[To do] Repeat the line that contains "Clone this chart in D3.js.", the line that contains "const fs = 13.6;", and all lines between them, exactly and with no other lines.

[Raw records]
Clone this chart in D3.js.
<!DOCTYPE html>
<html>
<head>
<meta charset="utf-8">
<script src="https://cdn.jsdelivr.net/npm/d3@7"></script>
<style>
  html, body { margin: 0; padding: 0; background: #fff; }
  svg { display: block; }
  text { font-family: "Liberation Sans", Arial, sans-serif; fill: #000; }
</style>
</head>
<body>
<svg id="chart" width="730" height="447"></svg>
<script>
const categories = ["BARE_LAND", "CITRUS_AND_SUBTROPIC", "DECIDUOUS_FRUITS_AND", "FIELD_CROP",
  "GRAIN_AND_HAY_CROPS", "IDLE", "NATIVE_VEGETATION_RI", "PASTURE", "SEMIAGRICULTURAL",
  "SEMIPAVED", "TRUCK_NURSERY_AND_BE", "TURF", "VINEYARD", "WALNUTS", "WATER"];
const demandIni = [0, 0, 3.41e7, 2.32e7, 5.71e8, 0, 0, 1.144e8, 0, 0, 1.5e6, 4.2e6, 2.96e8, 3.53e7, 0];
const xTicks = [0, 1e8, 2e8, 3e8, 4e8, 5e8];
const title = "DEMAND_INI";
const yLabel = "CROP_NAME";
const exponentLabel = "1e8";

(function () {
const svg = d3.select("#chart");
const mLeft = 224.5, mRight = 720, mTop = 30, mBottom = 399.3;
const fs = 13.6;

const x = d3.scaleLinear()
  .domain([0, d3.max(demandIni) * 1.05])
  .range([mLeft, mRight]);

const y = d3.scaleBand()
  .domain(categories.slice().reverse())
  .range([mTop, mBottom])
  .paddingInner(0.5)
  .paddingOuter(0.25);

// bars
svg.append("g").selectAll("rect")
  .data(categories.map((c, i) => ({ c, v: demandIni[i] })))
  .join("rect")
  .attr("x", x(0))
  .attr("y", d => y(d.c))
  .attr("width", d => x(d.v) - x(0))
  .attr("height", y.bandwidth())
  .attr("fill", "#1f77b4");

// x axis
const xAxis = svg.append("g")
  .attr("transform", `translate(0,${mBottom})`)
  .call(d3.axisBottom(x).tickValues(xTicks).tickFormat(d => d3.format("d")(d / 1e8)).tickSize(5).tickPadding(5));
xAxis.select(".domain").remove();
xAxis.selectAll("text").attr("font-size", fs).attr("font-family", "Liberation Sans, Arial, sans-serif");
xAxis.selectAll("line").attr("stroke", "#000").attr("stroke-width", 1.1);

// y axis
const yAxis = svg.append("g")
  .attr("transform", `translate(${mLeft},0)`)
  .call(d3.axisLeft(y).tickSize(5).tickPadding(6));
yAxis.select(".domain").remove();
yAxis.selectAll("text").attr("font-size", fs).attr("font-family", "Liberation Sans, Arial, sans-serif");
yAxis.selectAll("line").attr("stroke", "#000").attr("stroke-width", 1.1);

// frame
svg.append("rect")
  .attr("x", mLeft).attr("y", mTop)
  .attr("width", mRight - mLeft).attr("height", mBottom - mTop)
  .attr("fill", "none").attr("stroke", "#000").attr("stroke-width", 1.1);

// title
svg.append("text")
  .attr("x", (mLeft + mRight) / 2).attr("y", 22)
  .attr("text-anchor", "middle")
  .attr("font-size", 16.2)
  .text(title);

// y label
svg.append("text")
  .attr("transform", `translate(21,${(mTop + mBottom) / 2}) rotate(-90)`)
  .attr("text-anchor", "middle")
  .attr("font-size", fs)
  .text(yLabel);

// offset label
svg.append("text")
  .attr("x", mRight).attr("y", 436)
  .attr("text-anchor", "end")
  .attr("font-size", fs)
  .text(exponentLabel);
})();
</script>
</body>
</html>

...

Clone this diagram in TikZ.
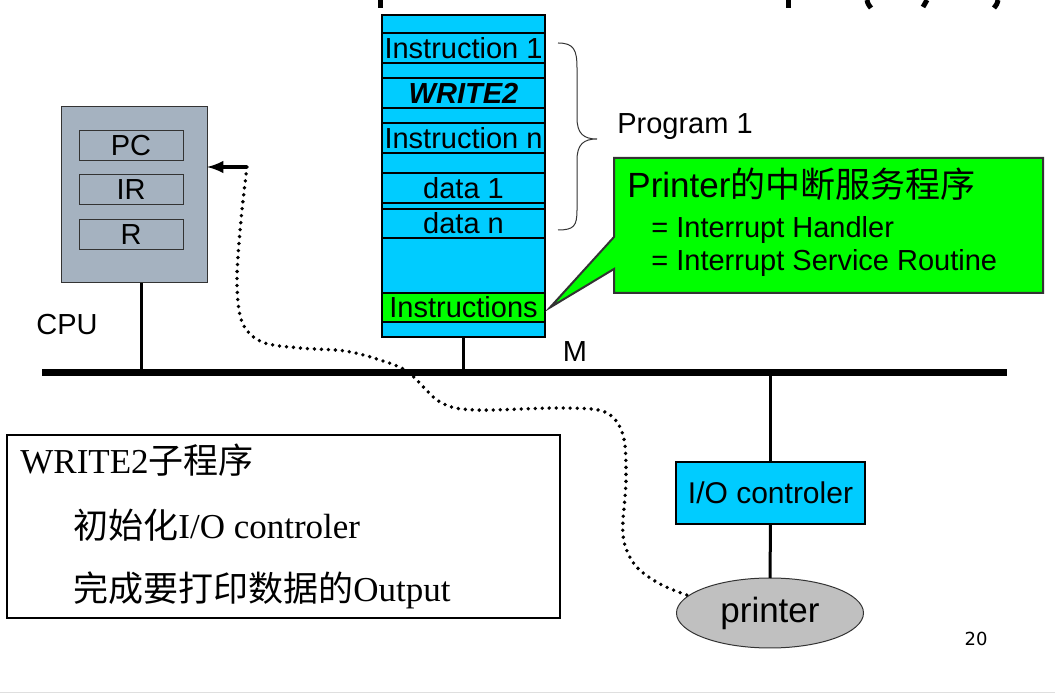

==

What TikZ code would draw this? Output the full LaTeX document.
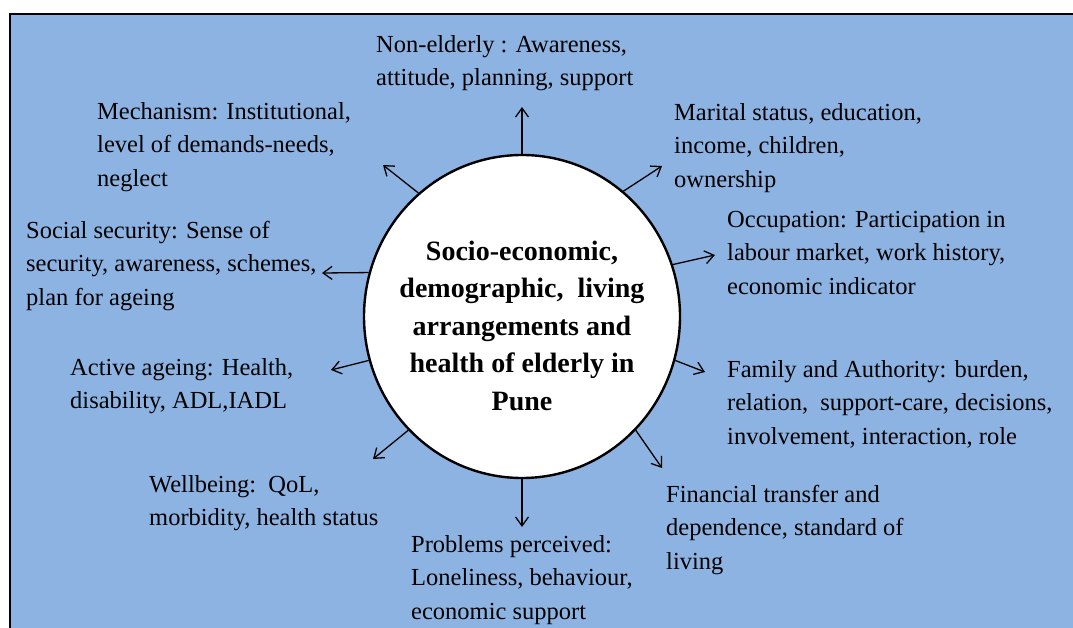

[Exercise answer]
Clone this chart in D3.js.
<!DOCTYPE html>
<html>
<head>
<meta charset="utf-8">
<script src="https://cdn.jsdelivr.net/npm/d3@7"></script>
<style>
  html, body { margin: 0; padding: 0; background: #fff; }
  svg { display: block; }
  text { font-family: "Liberation Sans", Arial, sans-serif; fill: #000; }
</style>
</head>
<body>
<svg id="chart" width="730" height="447"></svg>
<script>
const categories = ["BARE_LAND", "CITRUS_AND_SUBTROPIC", "DECIDUOUS_FRUITS_AND", "FIELD_CROP",
  "GRAIN_AND_HAY_CROPS", "IDLE", "NATIVE_VEGETATION_RI", "PASTURE", "SEMIAGRICULTURAL",
  "SEMIPAVED", "TRUCK_NURSERY_AND_BE", "TURF", "VINEYARD", "WALNUTS", "WATER"];
const demandIni = [0, 0, 3.41e7, 2.32e7, 5.71e8, 0, 0, 1.144e8, 0, 0, 1.5e6, 4.2e6, 2.96e8, 3.53e7, 0];
const xTicks = [0, 1e8, 2e8, 3e8, 4e8, 5e8];
const title = "DEMAND_INI";
const yLabel = "CROP_NAME";
const exponentLabel = "1e8";

(function () {
const svg = d3.select("#chart");
const mLeft = 224.5, mRight = 720, mTop = 30, mBottom = 399.3;
const fs = 13.6;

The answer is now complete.